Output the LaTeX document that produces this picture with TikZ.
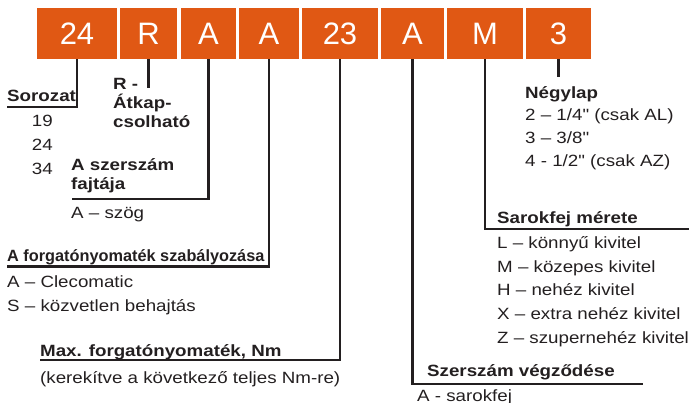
\documentclass[tikz,border=0pt]{standalone}
\usepackage{fontspec}
\setmainfont{Liberation Sans}
\newfontfamily\labelfont{Liberation Sans}[FakeStretch=1.15]
\newfontfamily\narrowfont{Liberation Sans}
\definecolor{clorange}{RGB}{224,88,20}
\definecolor{ink}{RGB}{35,31,32}
\tikzset{
  codebox/.style={fill=clorange,text=white,minimum height=51pt,inner sep=0pt,
    font=\fontsize{31}{31}\selectfont},
  head/.style={anchor=base west,inner sep=0pt,text=ink,
    font=\labelfont\fontsize{16.3}{19.3}\selectfont\bfseries},
  headblock/.style={anchor=north west,inner sep=0pt,text=ink,align=left,
    font=\labelfont\fontsize{16.3}{19.3}\selectfont\bfseries},
  item/.style={anchor=base west,inner sep=0pt,text=ink,
    font=\labelfont\fontsize{16.3}{19.3}\selectfont},
  lead/.style={draw=ink,line width=2.4pt}
}
\begin{document}
\begin{tikzpicture}[x=1pt,y=-1pt]
\useasboundingbox (0,0) rectangle (689,403);

  % the code boxes
  \node[codebox,minimum width=80pt] (b1) at (77,33.5) {24};
  \node[codebox,minimum width=57pt] (b2) at (148.5,33.5) {R};
  \node[codebox,minimum width=55pt] (b3) at (208.5,33.5) {A};
  \node[codebox,minimum width=60pt] (b4) at (269,33.5) {A};
  \node[codebox,minimum width=76pt] (b5) at (340,33.5) {23};
  \node[codebox,minimum width=63pt] (b6) at (412.5,33.5) {A};
  \node[codebox,minimum width=76pt] (b7) at (485,33.5) {M};
  \node[codebox,minimum width=65pt] (b8) at (558.5,33.5) {3};

  % series
  \draw (7,101.7) node[head] (sor) {Sorozat};
  \draw (31.7,127) node[item] (s19) {19}
  ++(0,24) node[item] (s24) {24}
  ++(0,24) node[item] (s34) {34};
  \coordinate (sorend) at (7,107);
  \draw[lead] (b1.south) |- (sorend);

  % reversible
  \draw (113,77.8) node[headblock] (rev) {R -\\Átkap-\\csolható};
  \coordinate (revend) at (148.5,88);
  \draw[lead] (b2.south) -- (revend);

  % tool type
  \draw (71,158.3) node[headblock] (typ) {A szerszám\\fajtája};
  \draw (71,218.3) node[item] (typa) {A – szög};
  \coordinate (typend) at (72,199.3);
  \draw[lead] (b3.south) |- (typend);

  % torque control
  \draw (7,261.7) node[head,font=\narrowfont\fontsize{16.3}{19.3}\selectfont\bfseries] (ctl) {A forgatónyomaték szabályozása};
  \draw (7,287.8) node[item] (ctla) {A – Clecomatic}
  ++(0,24.2) node[item] (ctls) {S – közvetlen behajtás};
  \coordinate (ctlend) at (7,266.7);
  \draw[lead] (b4.south) |- (ctlend);

  % max torque
  \draw (40,356.7) node[head] (nm) {Max. forgatónyomaték, Nm};
  \draw (40,383.3) node[item] (nmr) {(kerekítve a következő teljes Nm-re)};
  \coordinate (nmend) at (40,360);
  \draw[lead] (b5.south) |- (nmend);

  % tool end
  \draw (427,376.7) node[head] (end) {Szerszám végződése};
  \draw (417,401.5) node[item] (enda) {A - sarokfej};
  \coordinate (endend) at (643,384);
  \draw[lead] (b6.south) |- (endend);

  % angle head size
  \draw (497,223.3) node[head] (siz) {Sarokfej mérete};
  \draw (497,248.3) node[item] (sizl) {L – könnyű kivitel}
  ++(0,23.75) node[item] (sizm) {M – közepes kivitel}
  ++(0,23.75) node[item] (sizh) {H – nehéz kivitel}
  ++(0,23.75) node[item] (sizx) {X – extra nehéz kivitel}
  ++(0,23.75) node[item] (sizz) {Z – szupernehéz kivitel};
  \coordinate (sizend) at (689,229.3);
  \draw[lead] (b7.south) |- (sizend);

  % square drive
  \draw (525,98.3) node[head] (sq) {Négylap};
  \draw (525,120.7) node[item] (sq2) {2 – 1/4" (csak AL)}
  ++(0,23) node[item] (sq3) {3 – 3/8"}
  ++(0,23) node[item] (sq4) {4 - 1/2" (csak AZ)};
  \coordinate (sqend) at (558.5,77);
  \draw[lead] (b8.south) -- (sqend);

\end{tikzpicture}
\end{document}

§ **EXERCISE AIM**: Reproduce all of the material above word for word. Omit the pictures.

§ **EXERCISE RESULT**:
Output the LaTeX document that produces this picture with TikZ.
\documentclass[tikz,border=0pt]{standalone}
\usepackage{fontspec}
\setmainfont{Liberation Sans}
\newfontfamily\labelfont{Liberation Sans}[FakeStretch=1.15]
\newfontfamily\narrowfont{Liberation Sans}
\definecolor{clorange}{RGB}{224,88,20}
\definecolor{ink}{RGB}{35,31,32}
\tikzset{
  codebox/.style={fill=clorange,text=white,minimum height=51pt,inner sep=0pt,
    font=\fontsize{31}{31}\selectfont},
  head/.style={anchor=base west,inner sep=0pt,text=ink,
    font=\labelfont\fontsize{16.3}{19.3}\selectfont\bfseries},
  headblock/.style={anchor=north west,inner sep=0pt,text=ink,align=left,
    font=\labelfont\fontsize{16.3}{19.3}\selectfont\bfseries},
  item/.style={anchor=base west,inner sep=0pt,text=ink,
    font=\labelfont\fontsize{16.3}{19.3}\selectfont},
  lead/.style={draw=ink,line width=2.4pt}
}
\begin{document}
\begin{tikzpicture}[x=1pt,y=-1pt]
\useasboundingbox (0,0) rectangle (689,403);

  % the code boxes
  \node[codebox,minimum width=80pt] (b1) at (77,33.5) {24};
  \node[codebox,minimum width=57pt] (b2) at (148.5,33.5) {R};
  \node[codebox,minimum width=55pt] (b3) at (208.5,33.5) {A};
  \node[codebox,minimum width=60pt] (b4) at (269,33.5) {A};
  \node[codebox,minimum width=76pt] (b5) at (340,33.5) {23};
  \node[codebox,minimum width=63pt] (b6) at (412.5,33.5) {A};
  \node[codebox,minimum width=76pt] (b7) at (485,33.5) {M};
  \node[codebox,minimum width=65pt] (b8) at (558.5,33.5) {3};

  % series
  \draw (7,101.7) node[head] (sor) {Sorozat};
  \draw (31.7,127) node[item] (s19) {19}
  ++(0,24) node[item] (s24) {24}
  ++(0,24) node[item] (s34) {34};
  \coordinate (sorend) at (7,107);
  \draw[lead] (b1.south) |- (sorend);

  % reversible
  \draw (113,77.8) node[headblock] (rev) {R -\\Átkap-\\csolható};
  \coordinate (revend) at (148.5,88);
  \draw[lead] (b2.south) -- (revend);

  % tool type
  \draw (71,158.3) node[headblock] (typ) {A szerszám\\fajtája};
  \draw (71,218.3) node[item] (typa) {A – szög};
  \coordinate (typend) at (72,199.3);
  \draw[lead] (b3.south) |- (typend);

  % torque control
  \draw (7,261.7) node[head,font=\narrowfont\fontsize{16.3}{19.3}\selectfont\bfseries] (ctl) {A forgatónyomaték szabályozása};
  \draw (7,287.8) node[item] (ctla) {A – Clecomatic}
  ++(0,24.2) node[item] (ctls) {S – közvetlen behajtás};
  \coordinate (ctlend) at (7,266.7);
  \draw[lead] (b4.south) |- (ctlend);

  % max torque
  \draw (40,356.7) node[head] (nm) {Max. forgatónyomaték, Nm};
  \draw (40,383.3) node[item] (nmr) {(kerekítve a következő teljes Nm-re)};
  \coordinate (nmend) at (40,360);
  \draw[lead] (b5.south) |- (nmend);

  % tool end
  \draw (427,376.7) node[head] (end) {Szerszám végződése};
  \draw (417,401.5) node[item] (enda) {A - sarokfej};
  \coordinate (endend) at (643,384);
  \draw[lead] (b6.south) |- (endend);

  % angle head size
  \draw (497,223.3) node[head] (siz) {Sarokfej mérete};
  \draw (497,248.3) node[item] (sizl) {L – könnyű kivitel}
  ++(0,23.75) node[item] (sizm) {M – közepes kivitel}
  ++(0,23.75) node[item] (sizh) {H – nehéz kivitel}
  ++(0,23.75) node[item] (sizx) {X – extra nehéz kivitel}
  ++(0,23.75) node[item] (sizz) {Z – szupernehéz kivitel};
  \coordinate (sizend) at (689,229.3);
  \draw[lead] (b7.south) |- (sizend);

  % square drive
  \draw (525,98.3) node[head] (sq) {Négylap};
  \draw (525,120.7) node[item] (sq2) {2 – 1/4" (csak AL)}
  ++(0,23) node[item] (sq3) {3 – 3/8"}
  ++(0,23) node[item] (sq4) {4 - 1/2" (csak AZ)};
  \coordinate (sqend) at (558.5,77);
  \draw[lead] (b8.south) -- (sqend);

\end{tikzpicture}
\end{document}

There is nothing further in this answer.